The challenge facing us was, fundamentally, the question of how to maintain separation of concerns when working with containerized applications. On this matter, Kubernetes takes a novel approach. Unlike other container orchestration platforms, Kubernetes makes a strong distinction between an application and the (possibly many) containers backing it and facilitates multi-container configurations with a feature-rich set of mechanisms for inter-container communication and data sharing. This combination of highly decoupled containers and strong data sharing features transformed the way we think about containers: They do not have to be feature-complete packages stuffed with everything needed to run (as is the case for many of the most popular images on Dockerhub); they can be smaller, more focused components that might not even do anything useful on their own, but are designed to run alongside other containers in various combinations.

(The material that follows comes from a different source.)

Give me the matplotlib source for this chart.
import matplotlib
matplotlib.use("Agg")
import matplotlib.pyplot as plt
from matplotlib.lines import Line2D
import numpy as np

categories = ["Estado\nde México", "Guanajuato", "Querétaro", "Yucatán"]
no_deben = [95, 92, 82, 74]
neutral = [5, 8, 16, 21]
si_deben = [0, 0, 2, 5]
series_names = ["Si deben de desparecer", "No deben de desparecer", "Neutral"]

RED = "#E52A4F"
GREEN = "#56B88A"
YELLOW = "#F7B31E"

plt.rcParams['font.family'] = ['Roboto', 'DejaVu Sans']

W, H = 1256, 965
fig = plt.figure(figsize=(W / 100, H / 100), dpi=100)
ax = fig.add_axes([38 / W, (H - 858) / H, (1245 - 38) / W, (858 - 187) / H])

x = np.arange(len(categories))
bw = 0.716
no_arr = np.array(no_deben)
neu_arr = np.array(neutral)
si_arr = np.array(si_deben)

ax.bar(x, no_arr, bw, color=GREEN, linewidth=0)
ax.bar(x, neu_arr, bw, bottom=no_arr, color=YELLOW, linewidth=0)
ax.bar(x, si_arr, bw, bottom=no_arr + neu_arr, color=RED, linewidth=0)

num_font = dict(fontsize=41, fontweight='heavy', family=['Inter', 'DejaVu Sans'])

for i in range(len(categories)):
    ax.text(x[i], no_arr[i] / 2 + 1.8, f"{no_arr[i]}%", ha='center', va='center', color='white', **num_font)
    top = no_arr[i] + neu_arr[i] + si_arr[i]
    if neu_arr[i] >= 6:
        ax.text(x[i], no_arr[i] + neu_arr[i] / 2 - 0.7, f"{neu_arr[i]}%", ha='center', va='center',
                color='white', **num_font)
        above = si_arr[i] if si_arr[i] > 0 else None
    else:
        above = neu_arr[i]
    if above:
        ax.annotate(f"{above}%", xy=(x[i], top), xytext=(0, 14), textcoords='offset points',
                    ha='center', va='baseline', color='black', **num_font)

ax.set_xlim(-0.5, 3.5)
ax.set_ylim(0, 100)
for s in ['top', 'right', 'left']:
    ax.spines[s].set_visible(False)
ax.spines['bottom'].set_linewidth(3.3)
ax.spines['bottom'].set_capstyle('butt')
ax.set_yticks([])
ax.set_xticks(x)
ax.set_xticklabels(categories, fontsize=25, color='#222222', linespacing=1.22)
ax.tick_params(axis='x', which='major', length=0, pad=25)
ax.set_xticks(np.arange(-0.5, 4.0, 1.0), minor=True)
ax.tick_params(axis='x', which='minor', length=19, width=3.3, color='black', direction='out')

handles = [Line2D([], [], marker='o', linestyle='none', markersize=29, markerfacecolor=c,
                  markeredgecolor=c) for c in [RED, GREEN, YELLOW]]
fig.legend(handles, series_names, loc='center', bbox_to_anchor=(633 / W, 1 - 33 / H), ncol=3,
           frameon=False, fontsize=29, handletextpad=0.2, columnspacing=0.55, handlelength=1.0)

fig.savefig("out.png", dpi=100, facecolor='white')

In developing this internal service, we came to fully embrace this approach, effectively separating concerns along container boundaries, and taking advantage of Kubernetes capabilities to assemble them into logical applications. For example, we developed a delegating web server, which would merely accept requests, add them to a queue, and simply wait until a response is provided (presumably, from another container). With this component, it was very easy to run the main Spack computation in its own container and share the result with the container running the web server. Being so decoupled, the web component is also highly reusable, giving us a tool we can now use to wrap any computation on Kubernetes with a web service à la AWS Lambda. Using this same approach, we were able to further extend the service with additional features, such as caching results that were difficult or expensive to compute, without needing to make any modifications to the core service components. We think this approach represents a compelling paradigm shift in containers, where most new development can focus entirely on business logic, and the more “standard” features, like serving web traffic and maintaining a cache, can be available as prepackaged “add on” containers that can be included in an application simply by adding them to its ensemble.

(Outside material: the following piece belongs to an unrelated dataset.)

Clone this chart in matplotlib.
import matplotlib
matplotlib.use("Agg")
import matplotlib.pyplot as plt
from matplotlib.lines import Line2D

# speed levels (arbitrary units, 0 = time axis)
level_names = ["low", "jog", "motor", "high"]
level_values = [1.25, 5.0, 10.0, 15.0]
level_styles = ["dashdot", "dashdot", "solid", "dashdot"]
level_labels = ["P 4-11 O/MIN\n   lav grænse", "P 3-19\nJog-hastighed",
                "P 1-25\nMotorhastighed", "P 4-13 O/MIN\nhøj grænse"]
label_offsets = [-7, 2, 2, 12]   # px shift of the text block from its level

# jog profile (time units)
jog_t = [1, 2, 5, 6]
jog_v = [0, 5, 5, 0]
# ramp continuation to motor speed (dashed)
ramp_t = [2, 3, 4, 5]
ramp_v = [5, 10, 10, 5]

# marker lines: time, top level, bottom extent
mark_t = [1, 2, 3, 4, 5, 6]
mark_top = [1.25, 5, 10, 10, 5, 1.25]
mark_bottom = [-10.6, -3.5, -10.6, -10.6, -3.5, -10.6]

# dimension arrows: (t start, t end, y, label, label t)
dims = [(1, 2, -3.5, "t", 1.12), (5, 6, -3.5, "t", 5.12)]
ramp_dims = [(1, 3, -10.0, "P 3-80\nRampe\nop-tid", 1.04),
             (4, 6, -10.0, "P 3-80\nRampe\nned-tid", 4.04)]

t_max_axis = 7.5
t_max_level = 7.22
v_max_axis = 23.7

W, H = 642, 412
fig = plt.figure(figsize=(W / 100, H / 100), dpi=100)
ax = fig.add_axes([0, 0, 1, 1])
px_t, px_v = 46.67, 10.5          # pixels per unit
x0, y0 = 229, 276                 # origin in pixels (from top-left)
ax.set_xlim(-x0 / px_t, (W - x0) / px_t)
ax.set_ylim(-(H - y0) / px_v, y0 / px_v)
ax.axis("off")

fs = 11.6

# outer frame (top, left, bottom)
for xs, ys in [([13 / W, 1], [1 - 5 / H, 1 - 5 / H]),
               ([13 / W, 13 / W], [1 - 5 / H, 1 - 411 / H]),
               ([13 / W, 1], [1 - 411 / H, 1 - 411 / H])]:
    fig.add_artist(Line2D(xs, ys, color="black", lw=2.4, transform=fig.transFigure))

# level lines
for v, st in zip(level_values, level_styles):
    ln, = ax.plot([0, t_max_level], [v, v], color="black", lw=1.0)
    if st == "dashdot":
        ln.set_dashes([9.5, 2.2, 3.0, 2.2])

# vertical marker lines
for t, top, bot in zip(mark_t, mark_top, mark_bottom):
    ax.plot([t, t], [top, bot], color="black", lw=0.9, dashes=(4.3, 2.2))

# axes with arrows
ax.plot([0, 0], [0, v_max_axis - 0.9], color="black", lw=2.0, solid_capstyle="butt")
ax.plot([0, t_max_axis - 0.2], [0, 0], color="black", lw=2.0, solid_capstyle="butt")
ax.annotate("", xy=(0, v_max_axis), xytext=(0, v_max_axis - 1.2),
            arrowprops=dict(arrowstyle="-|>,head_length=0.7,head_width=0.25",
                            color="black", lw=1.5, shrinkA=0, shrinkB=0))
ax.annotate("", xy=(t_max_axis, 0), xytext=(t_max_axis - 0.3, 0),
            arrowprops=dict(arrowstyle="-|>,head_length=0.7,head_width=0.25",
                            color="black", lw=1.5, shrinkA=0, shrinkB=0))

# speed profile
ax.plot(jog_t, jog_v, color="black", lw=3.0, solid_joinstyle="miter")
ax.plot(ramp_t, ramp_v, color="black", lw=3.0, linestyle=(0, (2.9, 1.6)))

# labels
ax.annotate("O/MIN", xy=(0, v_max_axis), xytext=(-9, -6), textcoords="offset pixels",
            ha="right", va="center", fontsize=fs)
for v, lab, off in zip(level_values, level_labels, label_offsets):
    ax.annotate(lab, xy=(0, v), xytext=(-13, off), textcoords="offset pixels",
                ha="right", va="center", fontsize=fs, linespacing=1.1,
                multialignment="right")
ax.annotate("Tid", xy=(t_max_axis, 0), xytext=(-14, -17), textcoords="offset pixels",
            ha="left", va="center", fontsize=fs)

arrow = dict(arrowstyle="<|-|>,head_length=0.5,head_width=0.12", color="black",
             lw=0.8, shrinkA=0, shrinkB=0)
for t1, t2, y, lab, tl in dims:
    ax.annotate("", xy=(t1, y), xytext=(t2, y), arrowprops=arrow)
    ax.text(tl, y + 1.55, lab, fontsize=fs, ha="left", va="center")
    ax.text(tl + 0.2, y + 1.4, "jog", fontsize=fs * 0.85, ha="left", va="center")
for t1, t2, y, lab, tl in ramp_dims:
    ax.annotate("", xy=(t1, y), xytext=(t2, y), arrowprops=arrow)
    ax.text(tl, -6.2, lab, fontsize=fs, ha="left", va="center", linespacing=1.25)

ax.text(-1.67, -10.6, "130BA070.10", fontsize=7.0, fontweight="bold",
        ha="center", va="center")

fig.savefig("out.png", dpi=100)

In summary, Kubernetes provides powerful automation and scaling capabilities to address the unique challenges in creating a custom-build pipeline for our Spack collaborators. Its novel approach to container orchestration and feature-rich, data-sharing mechanisms also make it an ideal platform for developing service-oriented applications. The pipeline is undergoing its final stages of testing and review, and we are all very excited to begin the transition to production. With Kubernetes as our platform, we have the confidence we need to make this transition, and the preparation to face any operational and development challenges that may await.
We are thankful to the Department of Energy (DOE) Exascale Computing Project (ECP) and Spack projects for funding this effort.